Several drivers pulled double duty between series, namely Parker Thompson (Exclusive Autosport in Pro Mazda and USF2000), Carlos Cunha (Juncos Racing in Indy Lights and Pro Mazda) and Aaron Telitz (Team Pelfrey in Pro Mazda, RJB Motorsports in USF2000). Telitz (above) added a run in Pro Mazda in Team Pelfrey’s No. 82 car; the Wisconsinite has done a lot of the series’ testing for the new Pro Mazda Tatuus PM-18, and had hoped to run all three series. We’ll have more meanwhile on Thompson and Exclusive’s double in the days to come; the Michael Duncalfe-led team out of Saskatoon, Saskatchewan was one of three new Pro Mazda teams adding those cars to USF2000 efforts (Pabst Racing, BN Racing) this week.
There were a handful of drivers that changed cars or teams for Sunday’s second day of the test, primarily in USF2000. While Keane ran both days at Newman Wachs, the Brian Halahan-managed team ran David Osborne and Oscar DeLuzuriaga in the Nos. 37 and 38 cars, taking over from Jake Craig and Max Peichel. Osborne switched from Team Pelfrey, where he ran Saturday, and where Jacob Loomis ran Sunday. Justin Gordon ran a second Exclusive Autosport chassis, switching to the No. 90 on Sunday after running the No. 92 Saturday.
The PM-18 best lap set by Askew is more than three seconds faster than the series’ official track record (Pato O’Ward in 2016, at 1:22.8800, 105.941 mph). Askew’s best time of 1:19.8142 averages 110.010 mph around the 2.439-mile circuit. Neither the Indy Lights nor USF2000 cars eclipsed the existing lap records in those categories.

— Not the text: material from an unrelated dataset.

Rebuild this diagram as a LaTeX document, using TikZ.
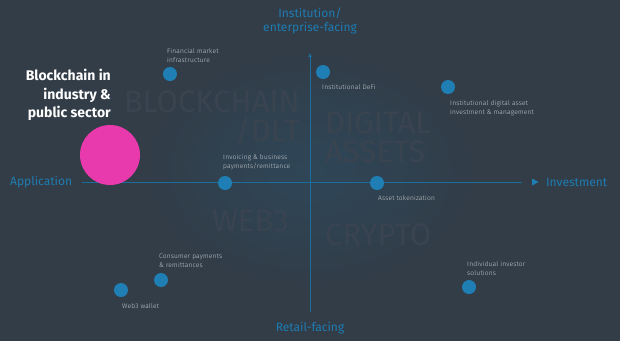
\documentclass[tikz,border=0pt]{standalone}
\usepackage{fontspec}
\setmainfont{Fira Sans}
\newfontfamily\labfont[LetterSpace=3]{Fira Sans Light}
\usetikzlibrary{arrows.meta}
\definecolor{bg}{RGB}{50,61,72}
\definecolor{wm}{RGB}{57,68,80}
\definecolor{dotblue}{RGB}{31,126,180}
\definecolor{axisblue}{RGB}{27,110,156}
\definecolor{labblue}{RGB}{30,124,178}
\definecolor{pinkc}{RGB}{232,58,172}
\definecolor{smalltxt}{RGB}{200,205,210}
\tikzset{
  dot/.style={circle,fill=dotblue,minimum size=14pt,inner sep=0pt},
  small/.style={font=\labfont\fontsize{6.6}{9}\selectfont,text=smalltxt,align=left,inner sep=0pt},
  axlab/.style={font=\fontsize{12}{14}\selectfont,text=labblue,inner sep=0pt},
  water/.style={font=\fontsize{31}{31}\selectfont,text=wm,inner sep=0pt},
  axisline/.style={draw=axisblue,line width=0.9pt}
}
\begin{document}
\begin{tikzpicture}[x=1pt,y=-1pt]
\fill[bg] (0,0) rectangle (620,341);
\useasboundingbox (0,0) rectangle (620,341);
\begin{scope}
\clip (0,0) rectangle (620,341);
\shade[inner color=dotblue!50!bg, outer color=bg, opacity=0.3] (310,170) ellipse (170 and 120);
\end{scope}
% watermarks
\node[water,anchor=base east] (w1) at (300,112) {BLOCKCHAIN};
\node[water,anchor=base east] (w2) at (300,141) {/DLT};
\node[water,anchor=base west] (w3) at (325,133) {DIGITAL};
\node[water,anchor=base west] (w4) at (325,162) {ASSETS};
\node[water,anchor=base east] (w5) at (289,231) {WEB3};
\node[water,anchor=base west] (w6) at (325,245) {CRYPTO};
% axes
\coordinate (hL) at (82,182);
\coordinate (hR) at (522,182);
\coordinate (vT) at (310,53);
\coordinate (vB) at (310,312);
\draw[axisline] (hL) -- (hR);
\draw[axisline,-{Latex[length=4pt,width=4pt]}] (vB) -- (vT);
\coordinate (tri) at (535,182);
\fill[dotblue] ([xshift=-3pt,yshift=-3.5pt]tri) -- ([xshift=3.5pt]tri) -- ([xshift=-3pt,yshift=3.5pt]tri) -- cycle;
% axis labels
\node[axlab,align=center] (top) at (310,21) {Institution/\\enterprise-facing};
\node[axlab,anchor=west] (app) at (10,182) {Application};
\node[axlab,anchor=west] (inv) at (546,182) {Investment};
\node[axlab] (ret) at (310,328) {Retail-facing};
% pink
\node[circle,fill=pinkc,minimum size=60pt,inner sep=0pt] (pink) at (110,155) {};
\node[font=\bfseries\fontsize{14}{18.5}\selectfont,text=white,align=right,anchor=north east,inner sep=0pt] (ttl) at (111,69) {Blockchain in\\industry \&\\public sector};
% dots
\node[dot] (d1) at (170,74) {};
\node[small,anchor=south west] (l1) at (167,63) {Financial market\\infrastructure};
\node[dot] (d2) at (323,72) {};
\node[small,anchor=north west] (l2) at (322,84) {Institutional DeFi};
\node[dot] (d3) at (448,87) {};
\node[small,anchor=north west] (l3) at (450,100) {Institutional digital asset\\investment \& management};
\node[dot] (d4) at (225,183) {};
\node[small,anchor=south west] (l4) at (223,170) {Invoicing \& business\\payments/remittance};
\node[dot] (d5) at (377,183) {};
\node[small,anchor=north west] (l5) at (378,195) {Asset tokenization};
\node[dot] (d6) at (161,280) {};
\node[small,anchor=south west] (l6) at (159,268) {Consumer payments\\\& remittances};
\node[dot] (d7) at (121,290) {};
\node[small,anchor=north west] (l7) at (122,303) {Web3 wallet};
\node[dot] (d8) at (469,287) {};
\node[small,anchor=south west] (l8) at (467,276) {Individual investor\\solutions};
\end{tikzpicture}
\end{document}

Drivers largely extolled the PM-18’s outright pace and potential with the horsepower upgrade, in what is a significant step forward for the series. “Following prototype testing of the new PM-18, I believed that we had a special race car and this weekend’s testing confirms that,” said Dan Andersen, Owner and CEO of Andersen Promotions. “Based on team and driver comments, this is a fantastic race car and I am very pleased with what Tatuus, Elite Engines and my team have assembled. It fits perfectly in between the USF-17 and the IL-15 in terms of lap times and, more importantly, it takes what a driver learns in the first step and introduces higher HP, higher grip and higher aero. This will be a great training car for years to come, and seeing our program now with three excellent and well-designed cars is very satisfying to me.”
Keane, one of the few veterans (relatively speaking) within USF2000 was plugged in this weekend as the only driver outside Pabst Racing to threaten the top of the timesheets. “It’s a good boost in confidence for me heading into next year. I am really happy with how everything is going with the team. They are a great group of guys and it’s just really good to see us improving and being where we want to be,” he said.
Rinus Veekay hailed the Indy Lights Dallara IL-15 Mazda this weekend in his first test there, although the talented Dutch teenager may well focus on Pro Mazda next season and shoot to win that championship, and continue his battle with Askew established in USF2000. “The car is very nice, quick,” noted VeeKay. “You can really feel the downforce and it was a pleasure to drive.”
The MRTI is done with official running for the year, but the $200,000 MRTI Scholarship Shootout remains in December at Wild Horse Pass Motorsports Park, the former Firebird Raceway, outside Phoenix. The winner of that will get a ticket into USF2000 for the 2018 season.
Full MRTI spring training will take place at Homestead-Miami Speedway in February 2018, with undoubtedly a bevy of driver and team announcements to come over the following months.